Durante sus primeras setenta u ochenta páginas, Babilonia es una novela sobre fotografías. La narradora, Elisabeth, salta de una a otra imagen con la desesperación de no poder descifrar lo que ellas esconden o ignoran. Las fotografías detienen el pasado, pero el pasado ya no está ahí. Quizás nunca lo estuvo. Elisabeth se pregunta por los personajes que más adelante invadirán la trama y aprovecha la oportunidad para apuntar esas mismas preguntas a su propia vida. Aunque no son nuevos, los temas que se desprenden de esa redirección tampoco son banales: la tibieza o la ausencia del amor en la vejez, la arquitectura brumosa de los paraísos perdidos, la búsqueda de una felicidad que se resiste a plantar bandera incluso cuando parece contarse con todos los ingredientes necesarios.
En el medio, Reza libera detalles que adelantan información y preparan el itinerario que habrán de seguir Jean-Lino y Lydie, los vecinos de arriba, una vez que la anécdota se ponga en marcha. Hay una fiesta que organizar y horas después habrá cintas amarillas que sellarán una puerta. La dislocación entre una escena y otra se corresponde con el modo en que la narradora piensa y actúa. Por momentos hasta desconcierta un poco. Elisabeth pasa de hilvanar su Recherche personal a comportarse como una señora Dalloway del siglo XXI, demasiado atenta a decoraciones que en realidad no importan. Se trata de una fiesta de primavera y sin embargo está nevando: la discronía desborda hacia el exterior, impregna las conversaciones burguesas y se desliza entre invitados que intercambian consejos sobre expediciones al África austral y frases saturadas de ingenio. Jean-Lino insiste en una broma apenas subida de tono, que incomoda a Lydie. Todos se dan cuenta, pero nadie intercede. Nada logrará rasgar la piel de la fiesta de primavera más fría del mundo.

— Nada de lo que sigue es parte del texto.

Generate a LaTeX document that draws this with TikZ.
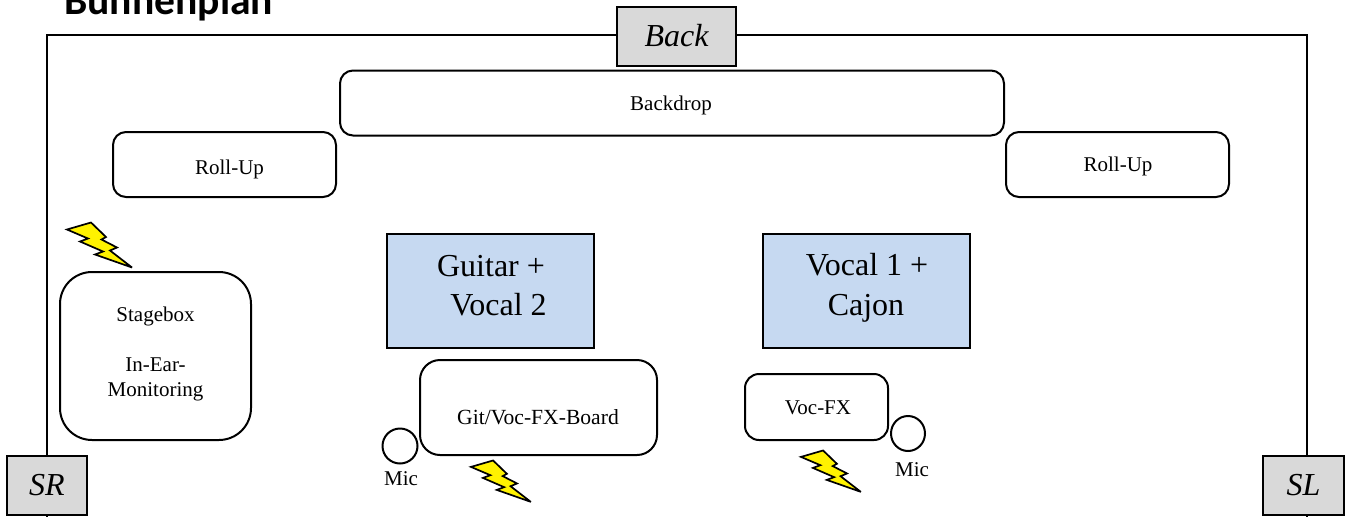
\documentclass[tikz,border=0pt]{standalone}
\usepackage{fontspec}
\setmainfont{Liberation Serif}
\newfontfamily\titlefont{Carlito}
\usetikzlibrary{shapes.geometric}
\definecolor{bluefill}{HTML}{C6D9F1}
\definecolor{tagfill}{HTML}{D9D9D9}
\tikzset{
  x=1pt,y=-1pt,
  shapebase/.style={draw=black,line width=2pt,inner sep=0pt,outer sep=0pt},
  rbox/.style={shapebase,rectangle,rounded corners=#1},
  rbox/.default=13pt,
  bluebox/.style={shapebase,rectangle,line width=2pt,fill=bluefill},
  tag/.style={shapebase,rectangle,fill=tagfill,font=\fontsize{32}{32}\selectfont\itshape},
  label/.style={inner sep=0pt,font=\fontsize{21}{25}\selectfont,align=center},
  biglabel/.style={inner sep=0pt,font=\fontsize{32}{38}\selectfont,anchor=base},
  micring/.style={draw=black,line width=2pt,ellipse,inner sep=0pt,outer sep=0pt},
  frameline/.style={draw=black,line width=2.4pt},
  bolt/.pic={
    \draw[draw=black,fill=yellow,line width=1.7pt,miter limit=6]
      (0,7.5) -- (24,0.5) -- (39,15) -- (34.5,17.5) -- (50,25.5) -- (43,28.5) -- (65,45.5)
      -- (28,32.5) -- (36,29.5) -- (13,19.5) -- (21,16.5) -- cycle;
  }
}
\begin{document}
\begin{tikzpicture}
\useasboundingbox (0,0) rectangle (1346,517);
% title
\node[anchor=base west,inner sep=0pt,font=\titlefont\bfseries\fontsize{41.6}{41.6}\selectfont] (title) at (64,14) {Bühnenplan};
% tags
\node[tag,minimum width=119pt,minimum height=59pt] (Back) at (676.5,36) {Back};
\node[tag,minimum width=80pt,minimum height=59pt] (SR) at (47,485) {SR};
\node[tag,minimum width=81pt,minimum height=59pt] (SL) at (1303.5,485) {SL};
% stage outline
\coordinate (corTL) at (47,35);
\coordinate (corTR) at (1307,35);
\coordinate (slTop) at (1307,455);
\coordinate (srEnd) at (47,517);
\coordinate (slBot) at (1307,514.5);
\coordinate (slEnd) at (1307,517);
\coordinate (backL) at (617,35);
\coordinate (backR) at (736,35);
\draw[frameline] (SR.north) -- (corTL) -- (backL);
\draw[frameline] (backR) -- (corTR) -- (slTop);
\draw[frameline] (SR.south) -- (srEnd);
\draw[frameline] (slBot) -- (slEnd);
% boxes
\node[rbox=13pt,minimum width=664pt,minimum height=65pt] (backdrop) at (672,103) {};
\node[rbox=13pt,minimum width=223pt,minimum height=65pt] (rollL) at (224.5,164.5) {};
\node[rbox=13pt,minimum width=223pt,minimum height=65pt] (rollR) at (1117.5,164.5) {};
\node[rbox=32pt,minimum width=191pt,minimum height=168pt] (stage) at (155.5,356) {};
\node[bluebox,minimum width=207pt,minimum height=114pt] (guitar) at (490.5,291) {};
\node[bluebox,minimum width=207pt,minimum height=114pt] (vocal) at (866.5,291) {};
\node[rbox=20pt,minimum width=237pt,minimum height=95pt] (gitfx) at (538.5,407.5) {};
\node[rbox=14pt,minimum width=143pt,minimum height=66pt] (vocfx) at (816.5,407) {};
\node[micring,minimum width=35pt,minimum height=35pt] (micA) at (400,446) {};
\node[micring,minimum width=34pt,minimum height=35pt] (micB) at (908,433.5) {};
% labels
\node[label] (tBackdrop) at (671,105) {Backdrop};
\node[label] (tRollL) at (229.5,169) {Roll-Up};
\node[label] (tRollR) at (1118,166) {Roll-Up};
\node[label] (tStage) at (155.5,353.5) {Stagebox\\[25pt]In-Ear-\\Monitoring};
\node[biglabel] (tGuitar) at (491,276) {Guitar +};
\node[biglabel] (tVocalB) at (498.5,315) {Vocal 2};
\node[biglabel] (tVocal) at (867,275) {Vocal 1 +};
\node[biglabel] (tCajon) at (866,315) {Cajon};
\node[label,font=\fontsize{21.6}{25}\selectfont] (tGit) at (538,417) {Git/Voc-FX-Board};
\node[label] (tVoc) at (818,408) {Voc-FX};
\node[label] (tMicA) at (401,479) {Mic};
\node[label] (tMicB) at (912,470) {Mic};
% bolts
\pic at (67,222) {bolt};
\pic[scale=0.92] at (471,460) {bolt};
\pic[scale=0.92] at (801,450) {bolt};
\end{tikzpicture}
\end{document}
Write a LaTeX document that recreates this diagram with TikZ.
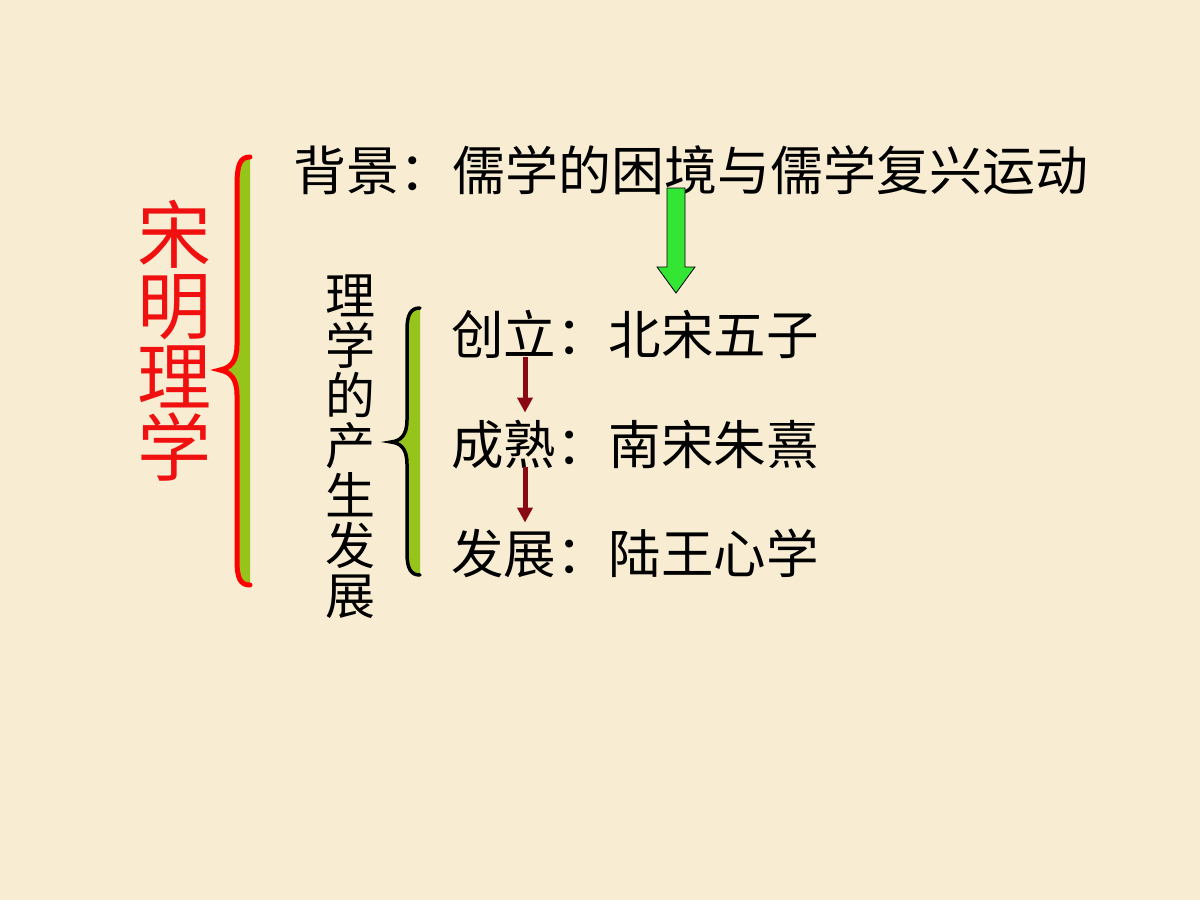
\documentclass[tikz,border=0pt]{standalone}
\usepackage{fontspec}
\newfontfamily\cjk{Noto Sans CJK SC}
\usetikzlibrary{arrows.meta}
\definecolor{bgc}{HTML}{F8EDD3}
\definecolor{bracegreen}{HTML}{96C41A}
\definecolor{arrowgreen}{HTML}{33E633}
\definecolor{darkred}{HTML}{8A0A14}
\definecolor{titlered}{HTML}{F01010}
\tikzset{
  hdr/.style={font=\cjk\fontsize{53}{60}\selectfont, inner sep=0pt, text height=46.6pt, text depth=6.4pt, anchor=west},
  rowtxt/.style={font=\cjk\fontsize{52.5}{60}\selectfont, inner sep=0pt, text height=46.2pt, text depth=6.3pt, anchor=west},
  vert/.style={font=\cjk\fontsize{50}{50}\selectfont, inner sep=0pt, align=center},
  title/.style={font=\cjk\fontsize{74}{71}\selectfont, inner sep=0pt, align=center, text=titlered},
  darr/.style={draw=darkred, line width=5pt, -{Triangle[length=15pt,width=15pt]}},
  bigbrace/.style={draw=red, line width=5pt, line cap=round},
  smallbrace/.style={draw=black, line width=3.5pt, line cap=round},
  blockarrow/.style={fill=arrowgreen, draw=black, line width=0.8pt, line join=miter}
}
\begin{document}
\begin{tikzpicture}[x=1pt,y=-1pt]
\fill[bgc] (0,0) rectangle (1200,900);
\useasboundingbox (0,0) rectangle (1200,900);

% big brace
\fill[bracegreen] (250,157) .. controls (240,157) and (237,165) .. (237,185) -- (237,345)
  .. controls (237,362) and (230,368) .. (220,370) .. controls (230,372) and (237,378) .. (237,395)
  -- (237,560) .. controls (237,578) and (240,585) .. (250,585) -- cycle;
\draw[bigbrace] (250,157) .. controls (240,157) and (237,165) .. (237,185) -- (237,345)
  .. controls (237,362) and (230,368) .. (220,370) .. controls (230,372) and (237,378) .. (237,395)
  -- (237,560) .. controls (237,578) and (240,585) .. (250,585);

% small brace
\fill[bracegreen] (420,308) .. controls (411,308) and (407,314) .. (407,330) -- (407,420)
  .. controls (407,436) and (400,441) .. (391,442) .. controls (400,443) and (407,448) .. (407,464)
  -- (407,553) .. controls (407,569) and (411,575) .. (420,575) -- cycle;
\draw[smallbrace] (420,308) .. controls (411,308) and (407,314) .. (407,330) -- (407,420)
  .. controls (407,436) and (400,441) .. (391,442) .. controls (400,443) and (407,448) .. (407,464)
  -- (407,553) .. controls (407,569) and (411,575) .. (420,575);

% title
\node[title] (title) at (174,341) {宋\\明\\理\\学};

% header
\node[hdr] (bg) at (293,170) {背景：儒学的困境与儒学复兴运动};

% vertical label
\node[vert] (v) at (350,447) {理\\学\\的\\产\\生\\发\\展};

% rows
\node[rowtxt] (r1) at (451,335) {创立：北宋五子};
\node[rowtxt] (r2) at (451,445) {成熟：南宋朱熹};
\node[rowtxt] (r3) at (451,554) {发展：陆王心学};

% green block arrow
\draw[blockarrow] (667,188) -- (685,188) -- (685,267) -- (695,267) -- (676,293) -- (657,267) -- (667,267) -- cycle;

% red arrows
\draw[darr] ([xshift=74pt,yshift=4pt]r1.south west) -- ([xshift=74pt,yshift=6pt]r2.north west);
\draw[darr] ([xshift=74pt,yshift=4pt]r2.south west) -- ([xshift=74pt,yshift=5pt]r3.north west);
\end{tikzpicture}
\end{document}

Lo que se desencadenará más tarde, una vez que todos se hayan ido, será el derrotero de eso que se acumula bajo las fotografías, que toma impulso para estallar contra la inmovilidad engañosa. Elisabeth procurará intervenir, revitalizarse a partir de eso nuevo y sórdido que acaba de tocar el timbre, pero lentamente la novedad y la sordidez tomarán sus rutas convencionales y el sistema desplegará su protocolo de contingencia. Sion no existe. Babilonia es todo lo que nos queda.
Traducida empáticamente por Javier Albiñana, la novela de Yasmina Reza construye con morosidad una plataforma para atisbar la ilusión de una trascendencia que siempre está a nuestras espaldas; que sólo sirve para iniciar breves sueños diurnos, para aislarnos unos minutos del único lugar posible: el presente inapelable, el imperfecto aquí y ahora al que siempre estaremos atados.
Yasmina Reza, Babilonia, traducción de Javier Albiñana, Anagrama, 2017, 208 págs.